- Challenge
Restate the material word for word and leave out anything that is a picture.

- Source material
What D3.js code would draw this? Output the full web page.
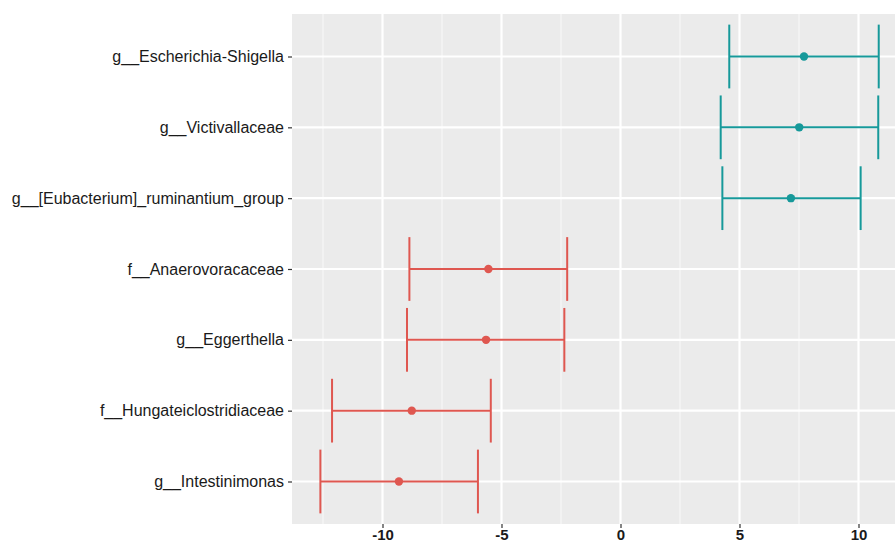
<!DOCTYPE html>
<html>
<head>
<meta charset="utf-8">
<script src="https://cdn.jsdelivr.net/npm/d3@7"></script>
<style>
  html, body { margin: 0; padding: 0; background: #fff; }
  svg { display: block; }
</style>
</head>
<body>
<svg id="chart" width="895" height="547"></svg>
<script>
// Taxa, top to bottom
const taxa = [
  "g__Escherichia-Shigella",
  "g__Victivallaceae",
  "g__[Eubacterium]_ruminantium_group",
  "f__Anaerovoracaceae",
  "g__Eggerthella",
  "f__Hungateiclostridiaceae",
  "g__Intestinimonas"
];
// Point estimates and interval bounds
const estimate = [7.71, 7.51, 7.16, -5.55, -5.65, -8.77, -9.31];
const lower    = [4.57, 4.21, 4.28, -8.87, -8.97, -12.12, -12.61];
const upper    = [10.85, 10.83, 10.09, -2.24, -2.36, -5.45, -5.99];
const xTicks   = [-10, -5, 0, 5, 10];

const posColor = "#16999a";
const negColor = "#df5750";

const svg = d3.select("#chart");
const panel = { left: 292, right: 895, top: 14, bottom: 524 };

// 23.8 px per unit, zero at x = 620.5
const pxPerUnit = 23.8, zeroX = 620.5;
const x = d3.scaleLinear()
  .domain([(panel.left - zeroX) / pxPerUnit, (panel.right - zeroX) / pxPerUnit])
  .range([panel.left, panel.right]);

const y = d3.scalePoint()
  .domain(taxa)
  .range([panel.top, panel.bottom])
  .padding(0.6);
const band = y.step();

// panel background
svg.append("rect")
  .attr("x", panel.left).attr("y", panel.top)
  .attr("width", panel.right - panel.left).attr("height", panel.bottom - panel.top)
  .attr("fill", "#ebebeb");

const grid = svg.append("g");
// minor vertical grid
const minor = d3.range(-12.5, 12.6, 5);
grid.selectAll("line.minor").data(minor).join("line")
  .attr("x1", d => x(d)).attr("x2", d => x(d))
  .attr("y1", panel.top).attr("y2", panel.bottom)
  .attr("stroke", "#f7f7f7").attr("stroke-width", 1.1);
// major vertical grid
grid.selectAll("line.majx").data(xTicks).join("line")
  .attr("x1", d => x(d)).attr("x2", d => x(d))
  .attr("y1", panel.top).attr("y2", panel.bottom)
  .attr("stroke", "#ffffff").attr("stroke-width", 2.2);
// major horizontal grid
grid.selectAll("line.majy").data(taxa).join("line")
  .attr("x1", panel.left).attr("x2", panel.right)
  .attr("y1", d => y(d)).attr("y2", d => y(d))
  .attr("stroke", "#ffffff").attr("stroke-width", 2.2);

// error bars
const rows = taxa.map((t, i) => ({ t, est: estimate[i], lo: lower[i], hi: upper[i] }));
const col = d => d.est > 0 ? posColor : negColor;
const capH = band * 0.9 / 2;

const eb = svg.append("g");
eb.selectAll("line.h").data(rows).join("line")
  .attr("x1", d => x(d.lo)).attr("x2", d => x(d.hi))
  .attr("y1", d => y(d.t)).attr("y2", d => y(d.t))
  .attr("stroke", col).attr("stroke-width", 2);
eb.selectAll("line.lo").data(rows).join("line")
  .attr("x1", d => x(d.lo)).attr("x2", d => x(d.lo))
  .attr("y1", d => y(d.t) - capH).attr("y2", d => y(d.t) + capH)
  .attr("stroke", col).attr("stroke-width", 2);
eb.selectAll("line.hi").data(rows).join("line")
  .attr("x1", d => x(d.hi)).attr("x2", d => x(d.hi))
  .attr("y1", d => y(d.t) - capH).attr("y2", d => y(d.t) + capH)
  .attr("stroke", col).attr("stroke-width", 2);
eb.selectAll("circle").data(rows).join("circle")
  .attr("cx", d => x(d.est)).attr("cy", d => y(d.t))
  .attr("r", 4.2).attr("fill", col);

// x axis
const xAxis = d3.axisBottom(x).tickValues(xTicks).tickSize(4).tickPadding(1)
  .tickFormat(d => String(d));
const gx = svg.append("g").attr("transform", `translate(0,${panel.bottom})`).call(xAxis);
gx.select(".domain").remove();
gx.selectAll(".tick line").attr("stroke", "#333").attr("stroke-width", 1.2);
gx.selectAll(".tick text")
  .attr("fill", "#1a1a1a")
  .style("font-family", "Liberation Sans, Arial, sans-serif")
  .style("font-size", "15px").style("font-weight", "bold");

// y axis
const yAxis = d3.axisLeft(y).tickSize(4).tickPadding(4);
const gy = svg.append("g").attr("transform", `translate(${panel.left},0)`).call(yAxis);
gy.select(".domain").remove();
gy.selectAll(".tick line").attr("stroke", "#333").attr("stroke-width", 1.2);
gy.selectAll(".tick text")
  .attr("fill", "#1a1a1a")
  .style("font-family", "Liberation Sans, Arial, sans-serif")
  .style("font-size", "16px");
</script>
</body>
</html>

- Task solution
What D3.js code would draw this? Output the full web page.
<!DOCTYPE html>
<html>
<head>
<meta charset="utf-8">
<script src="https://cdn.jsdelivr.net/npm/d3@7"></script>
<style>
  html, body { margin: 0; padding: 0; background: #fff; }
  svg { display: block; }
</style>
</head>
<body>
<svg id="chart" width="895" height="547"></svg>
<script>
// Taxa, top to bottom
const taxa = [
  "g__Escherichia-Shigella",
  "g__Victivallaceae",
  "g__[Eubacterium]_ruminantium_group",
  "f__Anaerovoracaceae",
  "g__Eggerthella",
  "f__Hungateiclostridiaceae",
  "g__Intestinimonas"
];
// Point estimates and interval bounds
const estimate = [7.71, 7.51, 7.16, -5.55, -5.65, -8.77, -9.31];
const lower    = [4.57, 4.21, 4.28, -8.87, -8.97, -12.12, -12.61];
const upper    = [10.85, 10.83, 10.09, -2.24, -2.36, -5.45, -5.99];
const xTicks   = [-10, -5, 0, 5, 10];

const posColor = "#16999a";
const negColor = "#df5750";

const svg = d3.select("#chart");
const panel = { left: 292, right: 895, top: 14, bottom: 524 };

// 23.8 px per unit, zero at x = 620.5
const pxPerUnit = 23.8, zeroX = 620.5;
const x = d3.scaleLinear()
  .domain([(panel.left - zeroX) / pxPerUnit, (panel.right - zeroX) / pxPerUnit])
  .range([panel.left, panel.right]);

const y = d3.scalePoint()
  .domain(taxa)
  .range([panel.top, panel.bottom])
  .padding(0.6);
const band = y.step();

// panel background
svg.append("rect")
  .attr("x", panel.left).attr("y", panel.top)
  .attr("width", panel.right - panel.left).attr("height", panel.bottom - panel.top)
  .attr("fill", "#ebebeb");

const grid = svg.append("g");
// minor vertical grid
const minor = d3.range(-12.5, 12.6, 5);
grid.selectAll("line.minor").data(minor).join("line")
  .attr("x1", d => x(d)).attr("x2", d => x(d))
  .attr("y1", panel.top).attr("y2", panel.bottom)
  .attr("stroke", "#f7f7f7").attr("stroke-width", 1.1);
// major vertical grid
grid.selectAll("line.majx").data(xTicks).join("line")
  .attr("x1", d => x(d)).attr("x2", d => x(d))
  .attr("y1", panel.top).attr("y2", panel.bottom)
  .attr("stroke", "#ffffff").attr("stroke-width", 2.2);
// major horizontal grid
grid.selectAll("line.majy").data(taxa).join("line")
  .attr("x1", panel.left).attr("x2", panel.right)
  .attr("y1", d => y(d)).attr("y2", d => y(d))
  .attr("stroke", "#ffffff").attr("stroke-width", 2.2);

// error bars
const rows = taxa.map((t, i) => ({ t, est: estimate[i], lo: lower[i], hi: upper[i] }));
const col = d => d.est > 0 ? posColor : negColor;
const capH = band * 0.9 / 2;

const eb = svg.append("g");
eb.selectAll("line.h").data(rows).join("line")
  .attr("x1", d => x(d.lo)).attr("x2", d => x(d.hi))
  .attr("y1", d => y(d.t)).attr("y2", d => y(d.t))
  .attr("stroke", col).attr("stroke-width", 2);
eb.selectAll("line.lo").data(rows).join("line")
  .attr("x1", d => x(d.lo)).attr("x2", d => x(d.lo))
  .attr("y1", d => y(d.t) - capH).attr("y2", d => y(d.t) + capH)
  .attr("stroke", col).attr("stroke-width", 2);
eb.selectAll("line.hi").data(rows).join("line")
  .attr("x1", d => x(d.hi)).attr("x2", d => x(d.hi))
  .attr("y1", d => y(d.t) - capH).attr("y2", d => y(d.t) + capH)
  .attr("stroke", col).attr("stroke-width", 2);
eb.selectAll("circle").data(rows).join("circle")
  .attr("cx", d => x(d.est)).attr("cy", d => y(d.t))
  .attr("r", 4.2).attr("fill", col);

// x axis
const xAxis = d3.axisBottom(x).tickValues(xTicks).tickSize(4).tickPadding(1)
  .tickFormat(d => String(d));
const gx = svg.append("g").attr("transform", `translate(0,${panel.bottom})`).call(xAxis);
gx.select(".domain").remove();
gx.selectAll(".tick line").attr("stroke", "#333").attr("stroke-width", 1.2);
gx.selectAll(".tick text")
  .attr("fill", "#1a1a1a")
  .style("font-family", "Liberation Sans, Arial, sans-serif")
  .style("font-size", "15px").style("font-weight", "bold");

// y axis
const yAxis = d3.axisLeft(y).tickSize(4).tickPadding(4);
const gy = svg.append("g").attr("transform", `translate(${panel.left},0)`).call(yAxis);
gy.select(".domain").remove();
gy.selectAll(".tick line").attr("stroke", "#333").attr("stroke-width", 1.2);
gy.selectAll(".tick text")
  .attr("fill", "#1a1a1a")
  .style("font-family", "Liberation Sans, Arial, sans-serif")
  .style("font-size", "16px");
</script>
</body>
</html>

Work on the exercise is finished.